The result is that there are still hundreds or even thousands of workers who have lived through and learnt from some of the great struggles of the last 10 years: on the docks, in the buildings, in Pilkingtons, in the Fisher Bendix occupation, and so on. What they lack is a political answer to the ideological attack and a confidence that they have the organisational strength to fight back.

The employers’ offensive is pushing politics on to the Merseyside shop floor. Stewards need to have some answer to the drivel about ‘strikes running down Merseyside’.

Yet their own ideas are often still limited to talk about Temporary Employment Subsidies – even if there has been a change over the last year, in that they no longer look to the boss (who’s putting the boot in within the factory) to hold their hands when they beg for government money.

A blind hatred of the management is growing among many groups of workers and an awareness that political governmental answers are needed. The confusion is about what those answers could be and how to get them.

The same can be said of the organisational confidence of workers. They know that the old forms of organisation centred on one plant or even one workshop are not good enough when faced with an offensive from a major company.

Unilever, for instance, can afford to sit out a long strike. At the same time many of the workers have memories of the comparative success of the Fisher Bendix operation despite all the murkiness of the deals setting up a ‘workers’ cooperative’, the factory is still there, employing as many workers as ever.

The mood is one of increased political discussion, but still confused political discussion, of increased anger and frustration, but still undirected anger and frustration. It is a mood that could change very rapidly in a positive direction if for instance one factory was to carry through an occupation it might well arouse widespread enthusiasm.

One thing noticeable at the mass meeting which ended the Leyland Speke strike was the widespread sympathy for a token picket of some 20 unemployed.

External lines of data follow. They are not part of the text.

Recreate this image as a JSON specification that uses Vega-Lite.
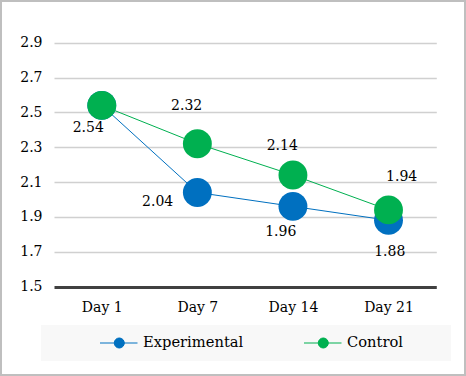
{
  "$schema": "https://vega.github.io/schema/vega-lite/v6.json",
  "width": 464,
  "height": 374,
  "padding": 1,
  "autosize": {"type": "none"},
  "background": "white",
  "config": {
    "view": {"stroke": "#bfbfbf", "strokeWidth": 2},
    "font": "DejaVu Serif",
    "text": {"font": "DejaVu Serif"},
    "axis": {"labelFont": "DejaVu Serif", "labelColor": "#000000", "labelFontSize": 14},
    "legend": {"labelFont": "DejaVu Serif"}
  },
  "data": {
    "values": [
      {"day": "Day 1", "series": "Experimental", "value": 2.54},
      {"day": "Day 7", "series": "Experimental", "value": 2.04},
      {"day": "Day 14", "series": "Experimental", "value": 1.96},
      {"day": "Day 21", "series": "Experimental", "value": 1.88},
      {"day": "Day 1", "series": "Control", "value": 2.54},
      {"day": "Day 7", "series": "Control", "value": 2.32},
      {"day": "Day 14", "series": "Control", "value": 2.14},
      {"day": "Day 21", "series": "Control", "value": 1.94}
    ]
  },
  "encoding": {
    "x": {
      "field": "day",
      "type": "ordinal",
      "sort": ["Day 1", "Day 7", "Day 14", "Day 21"],
      "scale": {"type": "point", "range": [53, 435.3], "padding": 0.5},
      "axis": {
        "title": null,
        "orient": "bottom",
        "offset": -88.5,
        "domain": false,
        "ticks": false,
        "grid": false,
        "labelAngle": 0,
        "labelPadding": 14
      }
    },
    "y": {
      "field": "value",
      "type": "quantitative",
      "scale": {"domain": [1.5, 2.9], "range": [285.5, 41.7], "nice": false, "zero": false},
      "axis": {
        "title": null,
        "values": [1.5, 1.7, 1.9, 2.1, 2.3, 2.5, 2.7, 2.9],
        "format": ".1f",
        "offset": -53,
        "domain": false,
        "ticks": false,
        "labelPadding": 12,
        "grid": true,
        "gridColor": {"condition": {"test": "datum.value === 1.5", "value": "#404040"}, "value": "#d0d0d0"},
        "gridWidth": {"condition": {"test": "datum.value === 1.5", "value": 3}, "value": 1.5}
      }
    },
    "color": {
      "field": "series",
      "type": "nominal",
      "scale": {"domain": ["Experimental", "Control"], "range": ["#0070c0", "#00b050"]},
      "legend": {
        "title": " ",
        "titleOrient": "right",
        "titlePadding": 40,
        "titleFontSize": 11,
        "orient": "none",
        "legendX": 40,
        "legendY": 324,
        "direction": "horizontal",
        "fillColor": "#f8f8f8",
        "padding": 8,
        "clipHeight": 20,
        "columnPadding": 9,
        "symbolType": "M0.148,0H1M0.7,0A0.114,0.114,0,1,1,0.472,0A0.114,0.114,0,1,1,0.7,0Z",
        "symbolSize": 7744,
        "symbolStrokeWidth": 1,
        "labelFont": "DejaVu Serif",
        "labelFontSize": 14.7,
        "labelColor": "#000000",
        "labelOffset": 5,
        "labelLimit": 300,
        "encode": {
          "symbols": {
            "update": {
              "fill": {"scale": "color", "field": "value"},
              "stroke": {"scale": "color", "field": "value"},
              "opacity": {"value": 1}
            }
          }
        }
      }
    }
  },
  "layer": [
    {
      "mark": {"type": "line", "strokeWidth": 1}
    },
    {
      "mark": {"type": "point", "filled": true, "size": 835, "opacity": 1}
    },
    {
      "transform": [{"filter": "datum.series === 'Experimental' && datum.day === 'Day 1'"}],
      "mark": {"type": "text", "dx": -13.5, "dy": 23, "fontSize": 14, "font": "DejaVu Serif", "baseline": "middle"},
      "encoding": {"text": {"field": "value", "type": "quantitative", "format": ".2f"}, "color": {"value": "#000000"}}
    },
    {
      "transform": [{"filter": "datum.series === 'Experimental' && datum.day === 'Day 7'"}],
      "mark": {"type": "text", "dx": -39.7, "dy": 10, "fontSize": 14, "font": "DejaVu Serif", "baseline": "middle"},
      "encoding": {"text": {"field": "value", "type": "quantitative", "format": ".2f"}, "color": {"value": "#000000"}}
    },
    {
      "transform": [{"filter": "datum.series === 'Experimental' && datum.day === 'Day 14'"}],
      "mark": {"type": "text", "dx": -12.2, "dy": 25.3, "fontSize": 14, "font": "DejaVu Serif", "baseline": "middle"},
      "encoding": {"text": {"field": "value", "type": "quantitative", "format": ".2f"}, "color": {"value": "#000000"}}
    },
    {
      "transform": [{"filter": "datum.series === 'Experimental' && datum.day === 'Day 21'"}],
      "mark": {"type": "text", "dx": 1.2, "dy": 31.7, "fontSize": 14, "font": "DejaVu Serif", "baseline": "middle"},
      "encoding": {"text": {"field": "value", "type": "quantitative", "format": ".2f"}, "color": {"value": "#000000"}}
    },
    {
      "transform": [{"filter": "datum.series === 'Control' && datum.day === 'Day 7'"}],
      "mark": {"type": "text", "dx": -10.7, "dy": -37.9, "fontSize": 14, "font": "DejaVu Serif", "baseline": "middle"},
      "encoding": {"text": {"field": "value", "type": "quantitative", "format": ".2f"}, "color": {"value": "#000000"}}
    },
    {
      "transform": [{"filter": "datum.series === 'Control' && datum.day === 'Day 14'"}],
      "mark": {"type": "text", "dx": -10.7, "dy": -29.3, "fontSize": 14, "font": "DejaVu Serif", "baseline": "middle"},
      "encoding": {"text": {"field": "value", "type": "quantitative", "format": ".2f"}, "color": {"value": "#000000"}}
    },
    {
      "transform": [{"filter": "datum.series === 'Control' && datum.day === 'Day 21'"}],
      "mark": {"type": "text", "dx": 13.1, "dy": -33.2, "fontSize": 14, "font": "DejaVu Serif", "baseline": "middle"},
      "encoding": {"text": {"field": "value", "type": "quantitative", "format": ".2f"}, "color": {"value": "#000000"}}
    }
  ]
}
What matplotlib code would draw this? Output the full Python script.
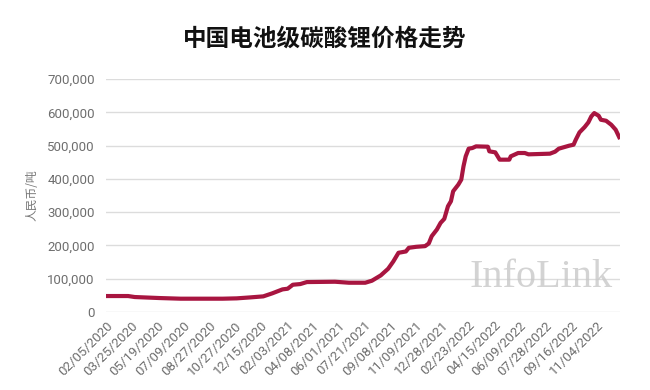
import matplotlib.pyplot as plt

plt.rcParams['font.family'] = ['Noto Sans CJK SC', 'DejaVu Sans']

# 交易日序号（共 697 个点）与价格（人民币/吨）
day_idx = [0, 30, 39, 72, 101, 120, 158, 177, 196, 213, 225, 239, 246, 253, 263,
           272, 310, 329, 351, 360, 372, 382, 389, 396, 406, 410, 420, 432, 437,
           441, 448, 453, 458, 463, 467, 470, 477, 481, 484, 487, 491, 496, 501,
           517, 519, 527, 533, 546, 548, 558, 567, 572, 601, 608, 613, 627, 633,
           636, 641, 648, 653, 657, 661, 667, 670, 677, 684, 690, 696]
price = [48000, 48000, 45000, 42000, 40000, 40000, 40000, 41000, 44000, 47000,
         56000, 68000, 70000, 82000, 84000, 90000, 91000, 88000, 88000, 94000,
         110000, 130000, 152000, 178000, 182000, 193000, 196000, 198000, 206000,
         228000, 248000, 268000, 280000, 318000, 333000, 363000, 383000, 398000,
         438000, 468000, 491000, 493000, 498000, 497000, 483000, 480000, 458000,
         458000, 468000, 478000, 478000, 474000, 476000, 482000, 491000, 500000,
         503000, 518000, 540000, 556000, 570000, 588000, 598000, 590000, 578000,
         575000, 563000, 548000, 520000]

tick_labels = ['02/05/2020', '03/25/2020', '05/19/2020', '07/09/2020', '08/27/2020',
               '10/27/2020', '12/15/2020', '02/03/2021', '04/08/2021', '06/01/2021',
               '07/21/2021', '09/08/2021', '11/09/2021', '12/28/2021', '02/23/2022',
               '04/15/2022', '06/09/2022', '07/28/2022', '09/16/2022', '11/04/2022']
y_ticks = [0, 100000, 200000, 300000, 400000, 500000, 600000, 700000]

fig = plt.figure(figsize=(6.5, 3.9), dpi=100)
ax = fig.add_axes([0.163, 0.2, 0.791, 0.597])

ax.plot(day_idx, price, color='#a81540', linewidth=3.0, solid_capstyle='butt')

ax.set_xlim(0, 696)
ax.set_ylim(0, 700000)
ax.set_yticks(y_ticks)
ax.set_yticklabels([f'{v:,}' for v in y_ticks])
ax.set_xticks([i * 35 for i in range(len(tick_labels))])
ax.set_xticklabels(tick_labels, rotation=45, ha='right', rotation_mode='anchor')

ax.grid(axis='y', color='#dcdcdc', linewidth=1)
ax.set_axisbelow(True)
for s in ax.spines.values():
    s.set_visible(False)
ax.tick_params(axis='both', length=0, colors='#6e6e6e', pad=8)
ax.tick_params(axis='x', pad=5)
for lab in ax.get_xticklabels() + ax.get_yticklabels():
    lab.set_family(['Roboto', 'DejaVu Sans'])
    lab.set_fontsize(9.5)

ax.set_ylabel('人民币/吨', fontsize=8.5, color='#777777', labelpad=6)
fig.text(0.5, 0.9, '中国电池级碳酸锂价格走势', ha='center', va='center',
         fontsize=17, fontweight='bold', color='#111111')

# 水印
ax.text(0.985, 0.15, 'InfoLink', transform=ax.transAxes, ha='right', va='center',
        fontsize=29, family='Liberation Serif', color='#c8c8c8', alpha=0.8)

fig.savefig('out.png', dpi=100)
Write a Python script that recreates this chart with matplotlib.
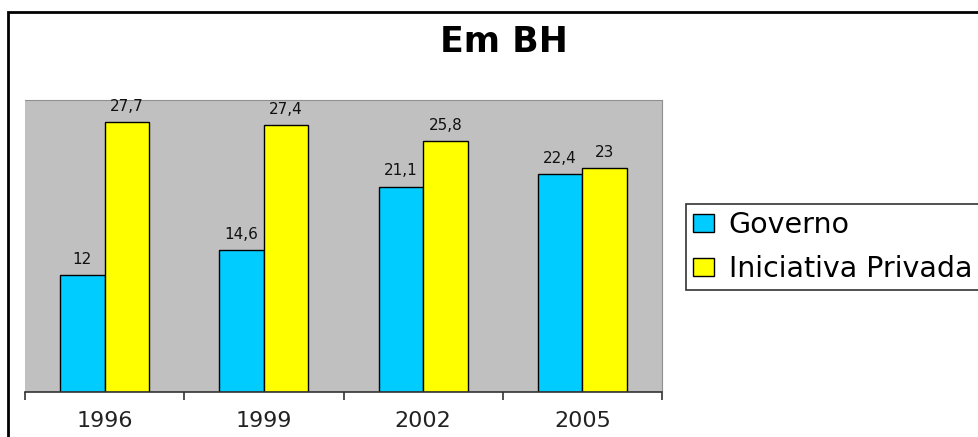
import numpy as np
import matplotlib.pyplot as plt
from matplotlib.patches import Rectangle

anos = ["1996", "1999", "2002", "2005"]
governo = [12, 14.6, 21.1, 22.4]
privada = [27.7, 27.4, 25.8, 23]
rotulos_gov = ["12", "14,6", "21,1", "22,4"]
rotulos_priv = ["27,7", "27,4", "25,8", "23"]

plt.rcParams['font.family'] = ['DejaVu Sans']

fig = plt.figure(figsize=(9.79, 4.37), dpi=100)
ax = fig.add_axes([25 / 979, 1 - 392 / 437, 637 / 979, 292 / 437])
ax.set_facecolor("#C0C0C0")

x = np.arange(len(anos))
w = 0.28
b1 = ax.bar(x - w / 2, governo, w, color="#00CCFF", edgecolor="black", linewidth=1, label="Governo")
b2 = ax.bar(x + w / 2, privada, w, color="#FFFF00", edgecolor="black", linewidth=1, label="Iniciativa Privada")

for rect, txt in zip(b1, rotulos_gov):
    ax.annotate(txt, (rect.get_x() + rect.get_width() / 2, rect.get_height()),
                xytext=(0, 6), textcoords="offset points", ha="center", va="bottom",
                fontsize=11, color="#111111")
for rect, txt in zip(b2, rotulos_priv):
    ax.annotate(txt, (rect.get_x() + rect.get_width() / 2, rect.get_height()),
                xytext=(0, 6), textcoords="offset points", ha="center", va="bottom",
                fontsize=11, color="#111111")

ax.set_xlim(-0.5, len(anos) - 0.5)
ax.set_ylim(0, 30)
ax.set_yticks([])
ax.set_xticks(x)
ax.set_xticklabels(anos, fontsize=16, color="#222222")
ax.tick_params(axis="x", which="major", length=0, pad=14)
ax.set_xticks(np.arange(-0.5, len(anos), 1.0), minor=True)
ax.tick_params(axis="x", which="minor", length=6, width=1.2, color="#333333", direction="out")

for s in ["top", "right"]:
    ax.spines[s].set_color("#909090")
    ax.spines[s].set_linewidth(0.8)
ax.spines["left"].set_visible(False)
ax.spines["bottom"].set_color("#333333")
ax.spines["bottom"].set_linewidth(1.2)

fig.text(504 / 979, 1 - 42.5 / 437, "Em BH", ha="center", va="center",
         fontsize=25, fontweight="bold")

leg = fig.legend(handles=[b1, b2], loc="upper left", bbox_to_anchor=(686 / 979, 1 - 204 / 437),
                 fontsize=20.5, frameon=True, fancybox=False, edgecolor="black",
                 handlelength=0.75, handleheight=0.6, handletextpad=0.5,
                 borderpad=0.25, labelspacing=0.56, borderaxespad=0)
leg.get_frame().set_linewidth(1.2)

fig.patches.append(Rectangle((8 / 979, -0.2), 1.2, 0.2 + 1 - 12 / 437, transform=fig.transFigure,
                             fill=False, edgecolor="black", linewidth=2, clip_on=False))

fig.savefig("out.png", dpi=100)
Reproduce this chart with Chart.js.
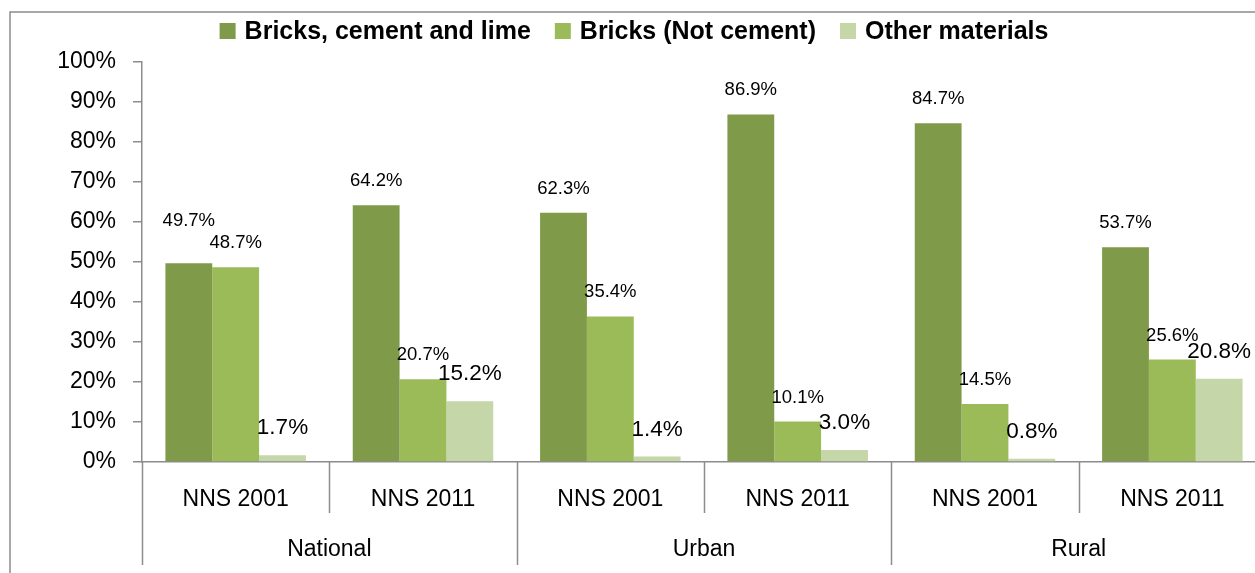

Liverpool is a testing ground for the employers. It should also be a testing ground for the revolutionary left.

We have been used, in the past, to growing in periods of rising working class struggle (in 1972, in 1973-74, in the period leading up to the firemen’s strike last year).

We know we have to learn to relate to the bitter, long defensive struggles in resistance to the new employers’ offensive. Liverpool could be a picture of the future for many other areas.